Allergic reactions aren’t the only concern regarding mosquito bites. Mosquitoes can also transmit serious diseases such as malaria, dengue fever, and yellow fever (all rare in Western countries). Mosquitoes may also transmit the West Nile virus (found in North America). Signs that it may be something other than an allergic reaction include:

  • fever
  • severe headache
  • body aches
  • nausea or vomiting
  • rash
  • fatigue
  • light sensitivity
  • confusion
  • neurological changes (such as muscle weakness on one side of the body)
  • meningitis

A person exhibiting the above symptoms or other complications such as infection at the site of a bite after being bitten by a mosquito should contact their doctor immediately.
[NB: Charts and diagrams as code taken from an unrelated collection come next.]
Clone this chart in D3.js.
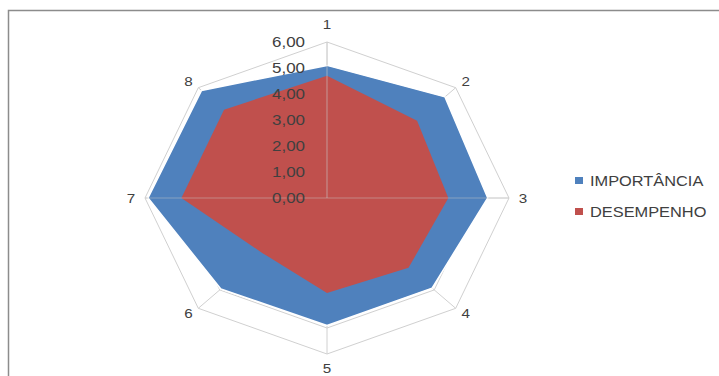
<!DOCTYPE html>
<html>
<head>
<meta charset="utf-8">
<script src="https://cdn.jsdelivr.net/npm/d3@7"></script>
<style>
  body { margin: 0; background: #ffffff; }
  text { font-family: "Liberation Sans", Arial, sans-serif; }
</style>
</head>
<body>
<svg id="chart" width="719" height="376"></svg>
<script>
// data
var categories = ["1", "2", "3", "4", "5", "6", "7", "8"];
var importancia = [5.1, 5.5, 5.3, 4.9, 4.9, 4.95, 5.9, 5.85];
var desempenho = [4.7, 4.2, 4.0, 3.8, 3.65, 3.0, 4.8, 4.8];
var ticks = [0, 1, 2, 3, 4, 5, 6];
var seriesNames = ["IMPORTÂNCIA", "DESEMPENHO"];
var seriesColors = ["#4f81bd", "#c0504d"];

var cx = 327, cy = 198;
var stretch = 1.17; // the whole picture is a little wider than tall
var svg = d3.select("#chart");

var rx = d3.scaleLinear().domain([0, 6]).range([0, 182]);
var ry = d3.scaleLinear().domain([0, 6]).range([0, 156]);

var angle = function(i) { return (Math.PI * 2 / categories.length) * i; };
var px = function(v, i) { return cx + rx(v) * Math.sin(angle(i)); };
var py = function(v, i) { return cy - ry(v) * Math.cos(angle(i)); };

// text squeezed like the source
var placeText = function(sel, x, y) {
    sel.attr("transform", function(d, i) {
        return "translate(" + x(d, i) + "," + y(d, i) + ") scale(" + stretch + ",1)";
    });
};

// frame
svg.append("path")
    .attr("d", "M8.5,376 L8.5,10.5 L719,10.5")
    .attr("fill", "none")
    .attr("stroke", "#8c8c8c")
    .attr("stroke-width", 1.5);

// gridlines
svg.append("g").selectAll("polygon")
    .data(ticks.slice(1))
    .enter()
    .append("polygon")
    .attr("points", function(t) {
        return categories.map(function(c, i) { return px(t, i) + "," + py(t, i); }).join(" ");
    })
    .attr("fill", "none")
    .attr("stroke", "#d0d0d0")
    .attr("stroke-width", 1);

// spokes
svg.append("g").selectAll("line")
    .data(categories)
    .enter()
    .append("line")
    .attr("x1", cx)
    .attr("y1", cy)
    .attr("x2", function(d, i) { return px(6, i); })
    .attr("y2", function(d, i) { return py(6, i); })
    .attr("stroke", "#d0d0d0")
    .attr("stroke-width", 1);

// areas
var series = [importancia, desempenho];
svg.append("g").selectAll("polygon")
    .data(series)
    .enter()
    .append("polygon")
    .attr("points", function(d) {
        return d.map(function(v, i) { return px(v, i) + "," + py(v, i); }).join(" ");
    })
    .attr("fill", function(d, i) { return seriesColors[i]; })
    .attr("stroke", function(d, i) { return i == 0 ? "#ffffff" : "none"; })
    .attr("stroke-width", 1.5);

// value axis and cross line show faintly through the fills
svg.append("line")
    .attr("x1", cx).attr("y1", cy)
    .attr("x2", px(6, 0)).attr("y2", py(6, 0))
    .attr("stroke", "#c8c8c8").attr("stroke-opacity", 0.6);
svg.append("line")
    .attr("x1", px(6, 6)).attr("y1", cy)
    .attr("x2", px(6, 2)).attr("y2", cy)
    .attr("stroke", "#c8c8c8").attr("stroke-opacity", 0.45);

// value ticks along axis 1
var tickLabels = svg.append("g").selectAll("text")
    .data(ticks)
    .enter()
    .append("text")
    .attr("text-anchor", "end")
    .attr("dy", "0.35em")
    .attr("font-size", 14.5)
    .attr("fill", "#404040")
    .text(function(t) { return d3.format(".2f")(t).replace(".", ","); });
placeText(tickLabels, function() { return cx - 22; }, function(t) { return cy - ry(t); });

// category labels
var catLabels = svg.append("g").selectAll("text")
    .data(categories)
    .enter()
    .append("text")
    .attr("text-anchor", "middle")
    .attr("dy", "0.35em")
    .attr("font-size", 13)
    .attr("fill", "#404040")
    .text(function(d) { return d; });
placeText(catLabels,
    function(d, i) { return px(6, i) + 14 * Math.sin(angle(i)); },
    function(d, i) {
        var c = Math.cos(angle(i));
        return py(6, i) - (c > 0 ? 18 : 14) * Math.pow(c, 3);
    });

// legend
var legend = svg.append("g").selectAll("g")
    .data(seriesNames)
    .enter()
    .append("g")
    .attr("transform", function(d, i) { return "translate(575," + (181 + i * 31) + ")"; });
legend.append("rect")
    .attr("x", 0)
    .attr("y", -4)
    .attr("width", 8)
    .attr("height", 7)
    .attr("fill", function(d, i) { return seriesColors[i]; });
legend.append("text")
    .attr("transform", "translate(15,0) scale(" + stretch + ",1)")
    .attr("dy", "0.35em")
    .attr("font-size", 14)
    .attr("fill", "#404040")
    .text(function(d) { return d; });
</script>
</body>
</html>
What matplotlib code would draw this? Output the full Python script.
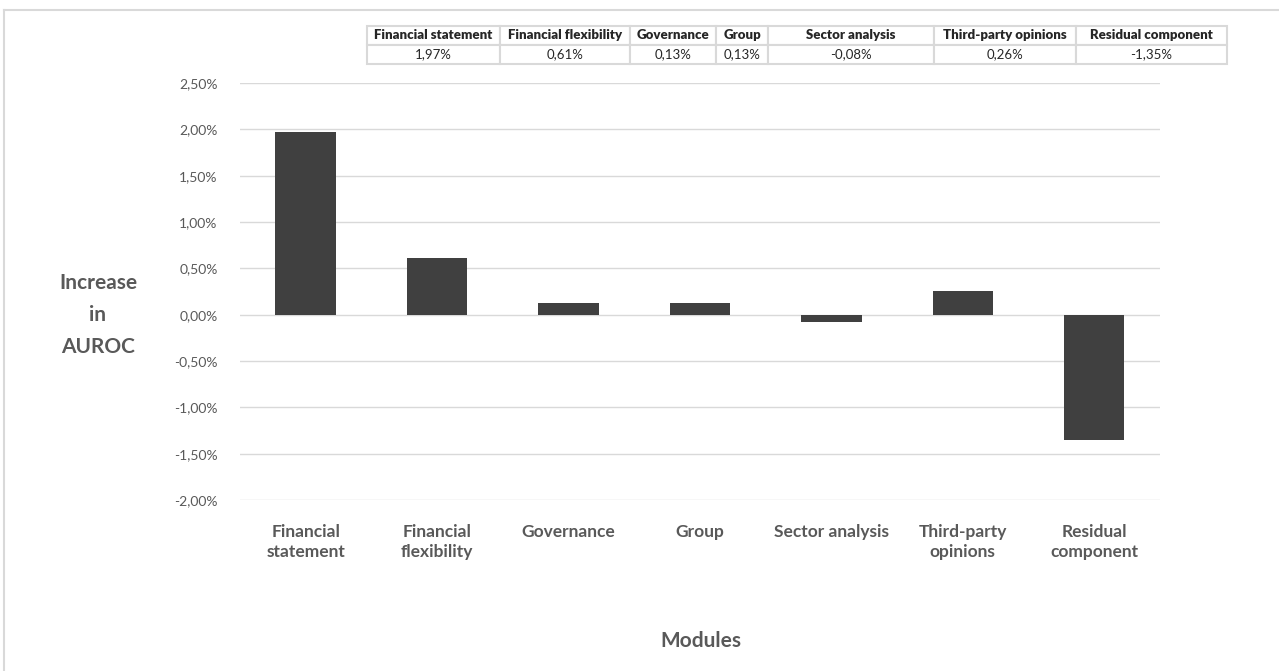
import matplotlib.pyplot as plt
from matplotlib.ticker import FuncFormatter, MultipleLocator
from matplotlib.lines import Line2D

plt.rcParams['font.family'] = ['Lato', 'DejaVu Sans']

# contribution of each module to AUROC
modules = ['Financial statement', 'Financial flexibility', 'Governance', 'Group',
           'Sector analysis', 'Third-party opinions', 'Residual component']
tick_labels = ['Financial\nstatement', 'Financial\nflexibility', 'Governance', 'Group',
               'Sector analysis', 'Third-party\nopinions', 'Residual\ncomponent']
increase = [0.0197, 0.0061, 0.0013, 0.0013, -0.0008, 0.0026, -0.0135]

def pct(v, pos=None):
    return ('%.2f%%' % (v * 100)).replace('.', ',')

fig = plt.figure(figsize=(12.79, 6.71), dpi=100)
ax = fig.add_axes([0.1876, 0.2548, 0.7193, 0.6215])

x = range(len(modules))
ax.bar(x, increase, width=0.46, color='#404040', zorder=3)
ax.set_xlim(-0.5, len(modules) - 0.5)
ax.set_ylim(-0.02, 0.025)
ax.yaxis.set_major_locator(MultipleLocator(0.005))
ax.yaxis.set_major_formatter(FuncFormatter(pct))
ax.grid(axis='y', color='#d9d9d9', linewidth=1, zorder=0)
for s in ax.spines.values():
    s.set_visible(False)
ax.tick_params(axis='both', length=0)
ax.tick_params(axis='y', labelsize=10, labelcolor='#595959', pad=16)
ax.set_xticks(list(x))
ax.set_xticklabels(tick_labels, fontsize=12.5, fontweight='bold', color='#595959',
                   linespacing=1.35)
ax.tick_params(axis='x', pad=17)

fig.text(0.0766, 0.53, 'Increase\nin\nAUROC', ha='center', va='center',
         fontsize=15, fontweight='bold', color='#595959', linespacing=1.75)
fig.text(0.548, 0.045, 'Modules', ha='center', va='center',
         fontsize=15, fontweight='bold', color='#595959')

# data table above the plot
col_w = [133, 130, 86, 52, 166, 142, 151]
tot = sum(col_w)
tab = ax.table(cellText=[modules, [pct(v) for v in increase]],
               colWidths=[w / tot for w in col_w],
               cellLoc='center',
               bbox=[0.287, 0.9046, 0.6723, 0.0567],
               transform=fig.transFigure)
tab.auto_set_font_size(False)
for (r, c), cell in tab.get_celld().items():
    cell.set_edgecolor('#d9d9d9')
    cell.set_linewidth(1.5)
    cell.get_text().set_fontsize(9.5)
    cell.get_text().set_color('#262626')
    if r == 0:
        cell.get_text().set_fontweight('heavy')
tab.set_clip_on(False)

# chart frame
fig.add_artist(Line2D([0.003, 1.0], [0.985, 0.985], color='#d9d9d9', linewidth=1.5))
fig.add_artist(Line2D([0.003, 0.003], [0.0, 0.985], color='#d9d9d9', linewidth=1.5))

fig.savefig('out.png', dpi=100)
As with other allergies, prevention is the best medicine. Mosquitoes require standing or stagnant water to breed. If possible, avoid standing water especially at dusk and dawn when mosquitoes are most active. Other ways to prevent mosquito bites include:

  • wearing protective, light-colored clothing such as long-sleeved shirts, long pants, socks, and a wide-brimmed hat
  • eliminating standing water around the home (unclog rain gutters, empty children’s pools, clean birdbaths, and empty unused containers such as flower pots)
  • applying insect repellents such as DEET (follow directions carefully) or use citronella-scented candles in outdoor areas or campsites
  • repairing holes in window or door screens

There is limited evidence that taking vitamin B-1 (thiamin) during the summer also may provide some protection against mosquito bites as well. Thiamin is thought to work by slightly changing a person’s scent. Studies are ongoing.


Mosquitoes haven’t survived for millions of years by being anything less than determined. Even the best preventative measures probably won’t avert all bites. In the case of a normal reaction, a hydrocortisone cream or calamine lotion will provide relief from itching. A cold pack or ice cubes may help to relieve symptoms as well. For more serious allergic reactions, the following treatments may be used:

  • Take oral antihistamines (such as Benadryl or Claritin).
  • Use topical anti-itch lotion or athlete’s foot spray.
  • For hives, take a cool bath without soap or place ice cubes on itchy areas for 10 minutes.
  • A person in danger of anaphylaxis should carry an epinephrine autoinjector (EpiPen) in case of an emergency.